When does capital gains arises in case of joint development agreement ?

Let us look at an interesting situation:- download (4)

Well, in the given situation assessee is liable to pay capital gain tax in year in which said joint development agreement is entered into. This view is also upheld in the case study of Charanjit Singh Atwal by the  Chandigarh Bench of ITAT.

In the above mentioned case, a housing society was formed to hold land of around 21.2 acres at a village near Chandigarh. The society entered into an agreement with the builders. As per the agreement, the society agreed to transfer the land to the builders and in return would receive consideration in cash and kind, i.e. fully furnished flats to its members. The society also passed a resolution that the members would surrender their rights in the land to the society and then the society would enter into an agreement with the builders on behalf of the members. In the given case, AO held that the land owner was liable to pay capital gains tax because there is transfer as per section 2(47)(v) of Income Tax Act. Moreover, the tax would be payable in the year in which the JDA was entered into.

Now, what were the views of the assessee? Firstly, the assessee contended that since the JDA was not registered, possession of the property was not transferred to the builders. Hence, there was no transfer. Moreover, the sum which was received at the time of JDA was just an advance payment.

However the tax department contended that:

  • The society had passed a resolution that the members would surrender their rights in the land to the society and then the society would enter into an agreement with the builders on behalf of the members. Thus, through this resolution, possession of the property and original title deeds of the property were transferred to the developers.
  • Moreover, not only was this a transfer as per section 2(47)(v), but also a transfer as per section 2(47)(vi). As per section 2(47)(vi) any transaction which has the effect of transferring and enabling the enjoyment of immovable property is transfer.
  • Also, the assessee’s contention that the value of the flat which is not yet constructed cannot be included in the total consideration as that would amount to taxing notional income was also set aside by the department. As per the department, when JDA was entered into, it gave the members a right to receive such flats and therefore, such flats also form part of consideration.

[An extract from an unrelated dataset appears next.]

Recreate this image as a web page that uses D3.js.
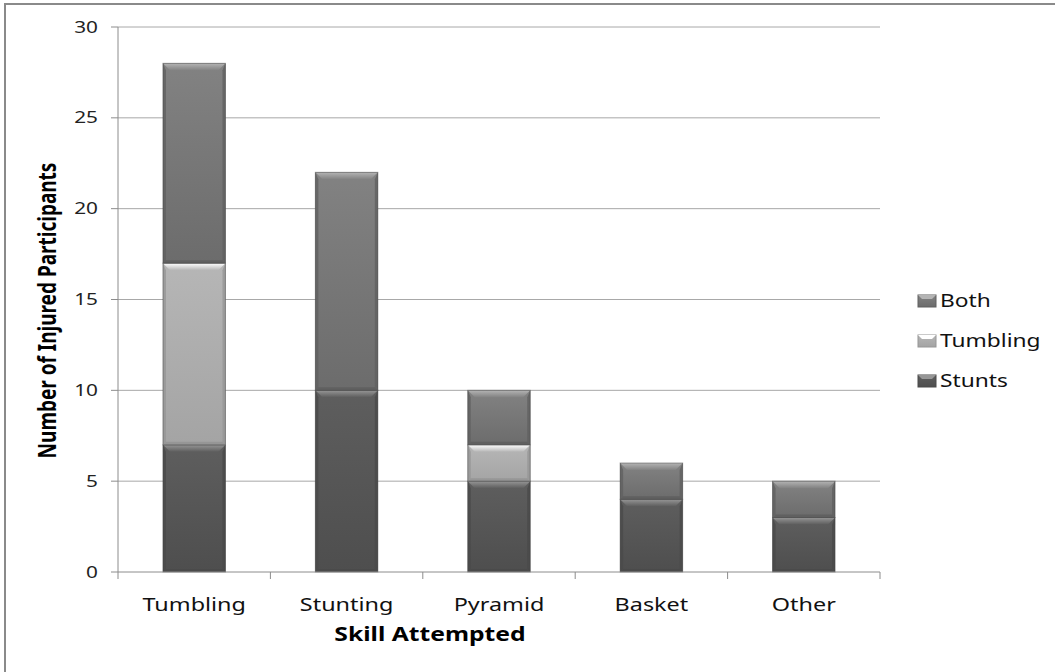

 After hearing both the views the tribunal came up with the following judgement : 

  • The tribunal held that when the transferee is entitled to enjoy the rights over a property then the date of such transaction is the date of transfer for the purpose of capital gains.
  • Moreover, in the instant case, the society executed a special power of attorney in the favour of builders which transferred the overall control and rights to the builders of the land. Thus, when special power of attorney is given, and the same is duly registered, then the registration of the JDA is not important.
  • The builders of the land had the right to not only enter the property for development but also had various other rights such as creating mortgage for raising funds, consolidating the project with others etc. Thus, there is a clear transfer of possession.
  • Moreover, it was said that though the notional incomes are not generally taxed, yet when there are specific provisions in the act the same is taxed.
  • Also, the capital gains tax would be chargeable in the hands of the members and not the society. Society had entered into the agreement on behalf of the members. Moreover, the consideration was also determined on ‘per member basis’ and the payment was made directly to the members.

Conclusion:

Thus, where the rights over land are transferred to a developer under a JDA then there are two things which are to be noted. Firstly, entering into JDA would be treated as transfer of land. Secondly, tax shall arise in the year in which the JDA is entered into. The notional value of future consideration is to be considered for computing capital gain.

However, the taxability of JDA would depend on the facts and circumstances of each case, the terms of JDA, other related documents etc.